Leaving the pictures aside, transcribe every line below exactly.

— start of Stored data —

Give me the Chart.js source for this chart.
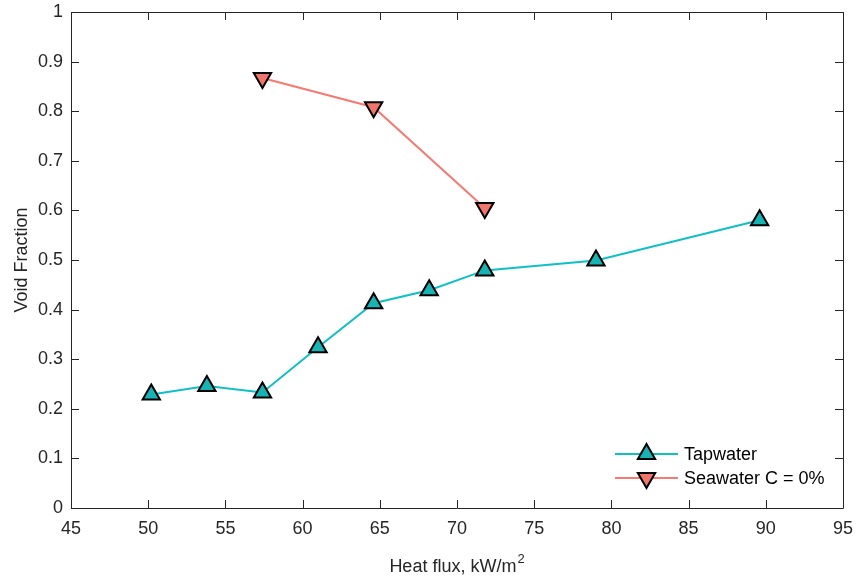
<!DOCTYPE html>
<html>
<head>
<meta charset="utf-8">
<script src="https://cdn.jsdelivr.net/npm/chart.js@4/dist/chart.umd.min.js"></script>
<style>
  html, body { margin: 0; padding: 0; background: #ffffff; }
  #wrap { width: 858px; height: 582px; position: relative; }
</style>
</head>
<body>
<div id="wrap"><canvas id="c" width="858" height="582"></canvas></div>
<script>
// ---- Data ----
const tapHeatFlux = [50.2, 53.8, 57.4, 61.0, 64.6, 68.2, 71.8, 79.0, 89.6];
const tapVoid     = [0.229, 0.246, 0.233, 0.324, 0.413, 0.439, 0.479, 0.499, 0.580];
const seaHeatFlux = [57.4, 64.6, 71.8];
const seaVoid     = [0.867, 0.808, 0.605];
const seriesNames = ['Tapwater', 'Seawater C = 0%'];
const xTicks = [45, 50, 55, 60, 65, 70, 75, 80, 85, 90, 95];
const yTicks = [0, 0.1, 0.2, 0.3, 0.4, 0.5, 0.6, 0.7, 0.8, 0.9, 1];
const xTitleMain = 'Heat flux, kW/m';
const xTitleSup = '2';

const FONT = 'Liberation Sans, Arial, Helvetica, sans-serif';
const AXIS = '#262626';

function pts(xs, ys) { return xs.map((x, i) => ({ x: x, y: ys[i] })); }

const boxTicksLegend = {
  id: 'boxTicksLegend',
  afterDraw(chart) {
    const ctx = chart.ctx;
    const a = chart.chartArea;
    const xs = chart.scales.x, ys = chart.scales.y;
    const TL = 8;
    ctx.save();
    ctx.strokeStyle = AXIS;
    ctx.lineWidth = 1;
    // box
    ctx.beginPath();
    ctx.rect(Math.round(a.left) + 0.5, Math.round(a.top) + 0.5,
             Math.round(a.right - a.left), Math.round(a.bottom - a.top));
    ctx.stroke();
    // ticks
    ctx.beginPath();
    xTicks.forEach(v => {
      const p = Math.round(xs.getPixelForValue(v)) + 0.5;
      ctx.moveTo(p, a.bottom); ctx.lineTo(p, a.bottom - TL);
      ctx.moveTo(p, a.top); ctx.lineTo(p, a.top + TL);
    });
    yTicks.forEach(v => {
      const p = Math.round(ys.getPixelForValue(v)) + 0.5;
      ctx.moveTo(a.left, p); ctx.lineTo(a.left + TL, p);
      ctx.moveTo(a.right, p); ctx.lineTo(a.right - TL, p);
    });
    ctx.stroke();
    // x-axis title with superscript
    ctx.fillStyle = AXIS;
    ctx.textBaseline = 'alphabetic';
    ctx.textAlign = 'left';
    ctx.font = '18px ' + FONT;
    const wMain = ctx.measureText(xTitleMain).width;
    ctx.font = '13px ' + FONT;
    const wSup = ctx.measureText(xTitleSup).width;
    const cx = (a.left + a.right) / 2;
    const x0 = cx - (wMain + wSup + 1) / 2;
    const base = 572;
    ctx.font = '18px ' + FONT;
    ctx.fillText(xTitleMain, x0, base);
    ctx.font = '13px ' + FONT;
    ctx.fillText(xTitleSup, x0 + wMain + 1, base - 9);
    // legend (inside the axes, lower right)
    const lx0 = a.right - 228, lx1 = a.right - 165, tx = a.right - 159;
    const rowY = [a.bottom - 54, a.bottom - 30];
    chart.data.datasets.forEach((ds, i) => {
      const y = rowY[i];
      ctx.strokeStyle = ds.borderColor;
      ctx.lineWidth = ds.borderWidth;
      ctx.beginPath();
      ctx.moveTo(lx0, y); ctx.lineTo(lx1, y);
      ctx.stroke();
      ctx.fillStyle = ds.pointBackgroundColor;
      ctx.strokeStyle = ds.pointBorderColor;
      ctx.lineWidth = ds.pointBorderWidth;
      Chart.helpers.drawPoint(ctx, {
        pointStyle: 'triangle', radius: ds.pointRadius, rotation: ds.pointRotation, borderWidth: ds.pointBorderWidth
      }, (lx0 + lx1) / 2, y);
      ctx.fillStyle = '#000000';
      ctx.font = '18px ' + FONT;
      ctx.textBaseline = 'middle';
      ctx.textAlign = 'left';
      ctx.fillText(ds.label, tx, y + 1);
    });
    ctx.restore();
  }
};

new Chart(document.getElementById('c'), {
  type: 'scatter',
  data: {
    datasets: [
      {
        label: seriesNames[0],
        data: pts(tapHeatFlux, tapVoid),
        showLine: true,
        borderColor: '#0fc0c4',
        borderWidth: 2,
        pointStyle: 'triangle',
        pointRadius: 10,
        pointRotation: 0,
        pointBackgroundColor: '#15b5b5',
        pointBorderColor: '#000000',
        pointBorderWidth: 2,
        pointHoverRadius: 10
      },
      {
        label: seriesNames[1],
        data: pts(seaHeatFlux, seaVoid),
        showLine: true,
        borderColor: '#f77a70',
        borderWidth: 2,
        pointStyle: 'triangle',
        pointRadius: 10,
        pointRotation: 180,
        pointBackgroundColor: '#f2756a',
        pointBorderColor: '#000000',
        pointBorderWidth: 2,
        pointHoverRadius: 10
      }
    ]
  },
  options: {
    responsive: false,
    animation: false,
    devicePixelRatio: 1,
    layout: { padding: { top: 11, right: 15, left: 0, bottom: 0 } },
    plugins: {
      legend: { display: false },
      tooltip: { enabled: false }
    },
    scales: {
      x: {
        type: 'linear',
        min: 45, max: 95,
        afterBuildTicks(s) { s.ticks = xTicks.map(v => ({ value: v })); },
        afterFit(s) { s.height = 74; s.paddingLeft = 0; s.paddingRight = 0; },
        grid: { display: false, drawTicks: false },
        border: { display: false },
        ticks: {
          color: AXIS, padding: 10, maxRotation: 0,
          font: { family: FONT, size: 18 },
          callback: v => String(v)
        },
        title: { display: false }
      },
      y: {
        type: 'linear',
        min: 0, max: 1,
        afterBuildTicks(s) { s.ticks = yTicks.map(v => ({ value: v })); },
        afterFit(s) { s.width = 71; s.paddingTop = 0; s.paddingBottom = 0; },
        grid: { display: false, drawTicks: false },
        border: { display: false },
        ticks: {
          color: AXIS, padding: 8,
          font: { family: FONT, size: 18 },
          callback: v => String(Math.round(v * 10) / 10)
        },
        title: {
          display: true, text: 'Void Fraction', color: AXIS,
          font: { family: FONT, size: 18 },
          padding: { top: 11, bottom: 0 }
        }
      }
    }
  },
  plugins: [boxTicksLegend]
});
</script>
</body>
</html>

— end of Stored data —

- Written response -
Give me the Chart.js source for this chart.
<!DOCTYPE html>
<html>
<head>
<meta charset="utf-8">
<script src="https://cdn.jsdelivr.net/npm/chart.js@4/dist/chart.umd.min.js"></script>
<style>
  html, body { margin: 0; padding: 0; background: #ffffff; }
  #wrap { width: 858px; height: 582px; position: relative; }
</style>
</head>
<body>
<div id="wrap"><canvas id="c" width="858" height="582"></canvas></div>
<script>
// ---- Data ----
const tapHeatFlux = [50.2, 53.8, 57.4, 61.0, 64.6, 68.2, 71.8, 79.0, 89.6];
const tapVoid     = [0.229, 0.246, 0.233, 0.324, 0.413, 0.439, 0.479, 0.499, 0.580];
const seaHeatFlux = [57.4, 64.6, 71.8];
const seaVoid     = [0.867, 0.808, 0.605];
const seriesNames = ['Tapwater', 'Seawater C = 0%'];
const xTicks = [45, 50, 55, 60, 65, 70, 75, 80, 85, 90, 95];
const yTicks = [0, 0.1, 0.2, 0.3, 0.4, 0.5, 0.6, 0.7, 0.8, 0.9, 1];
const xTitleMain = 'Heat flux, kW/m';
const xTitleSup = '2';

const FONT = 'Liberation Sans, Arial, Helvetica, sans-serif';
const AXIS = '#262626';

function pts(xs, ys) { return xs.map((x, i) => ({ x: x, y: ys[i] })); }

const boxTicksLegend = {
  id: 'boxTicksLegend',
  afterDraw(chart) {
    const ctx = chart.ctx;
    const a = chart.chartArea;
    const xs = chart.scales.x, ys = chart.scales.y;
    const TL = 8;
    ctx.save();
    ctx.strokeStyle = AXIS;
    ctx.lineWidth = 1;
    // box
    ctx.beginPath();
    ctx.rect(Math.round(a.left) + 0.5, Math.round(a.top) + 0.5,
             Math.round(a.right - a.left), Math.round(a.bottom - a.top));
    ctx.stroke();
    // ticks
    ctx.beginPath();
    xTicks.forEach(v => {
      const p = Math.round(xs.getPixelForValue(v)) + 0.5;
      ctx.moveTo(p, a.bottom); ctx.lineTo(p, a.bottom - TL);
      ctx.moveTo(p, a.top); ctx.lineTo(p, a.top + TL);
    });
    yTicks.forEach(v => {
      const p = Math.round(ys.getPixelForValue(v)) + 0.5;
      ctx.moveTo(a.left, p); ctx.lineTo(a.left + TL, p);
      ctx.moveTo(a.right, p); ctx.lineTo(a.right - TL, p);
    });
    ctx.stroke();
    // x-axis title with superscript
    ctx.fillStyle = AXIS;
    ctx.textBaseline = 'alphabetic';
    ctx.textAlign = 'left';
    ctx.font = '18px ' + FONT;
    const wMain = ctx.measureText(xTitleMain).width;
    ctx.font = '13px ' + FONT;
    const wSup = ctx.measureText(xTitleSup).width;
    const cx = (a.left + a.right) / 2;
    const x0 = cx - (wMain + wSup + 1) / 2;
    const base = 572;
    ctx.font = '18px ' + FONT;
    ctx.fillText(xTitleMain, x0, base);
    ctx.font = '13px ' + FONT;
    ctx.fillText(xTitleSup, x0 + wMain + 1, base - 9);
    // legend (inside the axes, lower right)
    const lx0 = a.right - 228, lx1 = a.right - 165, tx = a.right - 159;
    const rowY = [a.bottom - 54, a.bottom - 30];
    chart.data.datasets.forEach((ds, i) => {
      const y = rowY[i];
      ctx.strokeStyle = ds.borderColor;
      ctx.lineWidth = ds.borderWidth;
      ctx.beginPath();
      ctx.moveTo(lx0, y); ctx.lineTo(lx1, y);
      ctx.stroke();
      ctx.fillStyle = ds.pointBackgroundColor;
      ctx.strokeStyle = ds.pointBorderColor;
      ctx.lineWidth = ds.pointBorderWidth;
      Chart.helpers.drawPoint(ctx, {
        pointStyle: 'triangle', radius: ds.pointRadius, rotation: ds.pointRotation, borderWidth: ds.pointBorderWidth
      }, (lx0 + lx1) / 2, y);
      ctx.fillStyle = '#000000';
      ctx.font = '18px ' + FONT;
      ctx.textBaseline = 'middle';
      ctx.textAlign = 'left';
      ctx.fillText(ds.label, tx, y + 1);
    });
    ctx.restore();
  }
};

new Chart(document.getElementById('c'), {
  type: 'scatter',
  data: {
    datasets: [
      {
        label: seriesNames[0],
        data: pts(tapHeatFlux, tapVoid),
        showLine: true,
        borderColor: '#0fc0c4',
        borderWidth: 2,
        pointStyle: 'triangle',
        pointRadius: 10,
        pointRotation: 0,
        pointBackgroundColor: '#15b5b5',
        pointBorderColor: '#000000',
        pointBorderWidth: 2,
        pointHoverRadius: 10
      },
      {
        label: seriesNames[1],
        data: pts(seaHeatFlux, seaVoid),
        showLine: true,
        borderColor: '#f77a70',
        borderWidth: 2,
        pointStyle: 'triangle',
        pointRadius: 10,
        pointRotation: 180,
        pointBackgroundColor: '#f2756a',
        pointBorderColor: '#000000',
        pointBorderWidth: 2,
        pointHoverRadius: 10
      }
    ]
  },
  options: {
    responsive: false,
    animation: false,
    devicePixelRatio: 1,
    layout: { padding: { top: 11, right: 15, left: 0, bottom: 0 } },
    plugins: {
      legend: { display: false },
      tooltip: { enabled: false }
    },
    scales: {
      x: {
        type: 'linear',
        min: 45, max: 95,
        afterBuildTicks(s) { s.ticks = xTicks.map(v => ({ value: v })); },
        afterFit(s) { s.height = 74; s.paddingLeft = 0; s.paddingRight = 0; },
        grid: { display: false, drawTicks: false },
        border: { display: false },
        ticks: {
          color: AXIS, padding: 10, maxRotation: 0,
          font: { family: FONT, size: 18 },
          callback: v => String(v)
        },
        title: { display: false }
      },
      y: {
        type: 'linear',
        min: 0, max: 1,
        afterBuildTicks(s) { s.ticks = yTicks.map(v => ({ value: v })); },
        afterFit(s) { s.width = 71; s.paddingTop = 0; s.paddingBottom = 0; },
        grid: { display: false, drawTicks: false },
        border: { display: false },
        ticks: {
          color: AXIS, padding: 8,
          font: { family: FONT, size: 18 },
          callback: v => String(Math.round(v * 10) / 10)
        },
        title: {
          display: true, text: 'Void Fraction', color: AXIS,
          font: { family: FONT, size: 18 },
          padding: { top: 11, bottom: 0 }
        }
      }
    }
  },
  plugins: [boxTicksLegend]
});
</script>
</body>
</html>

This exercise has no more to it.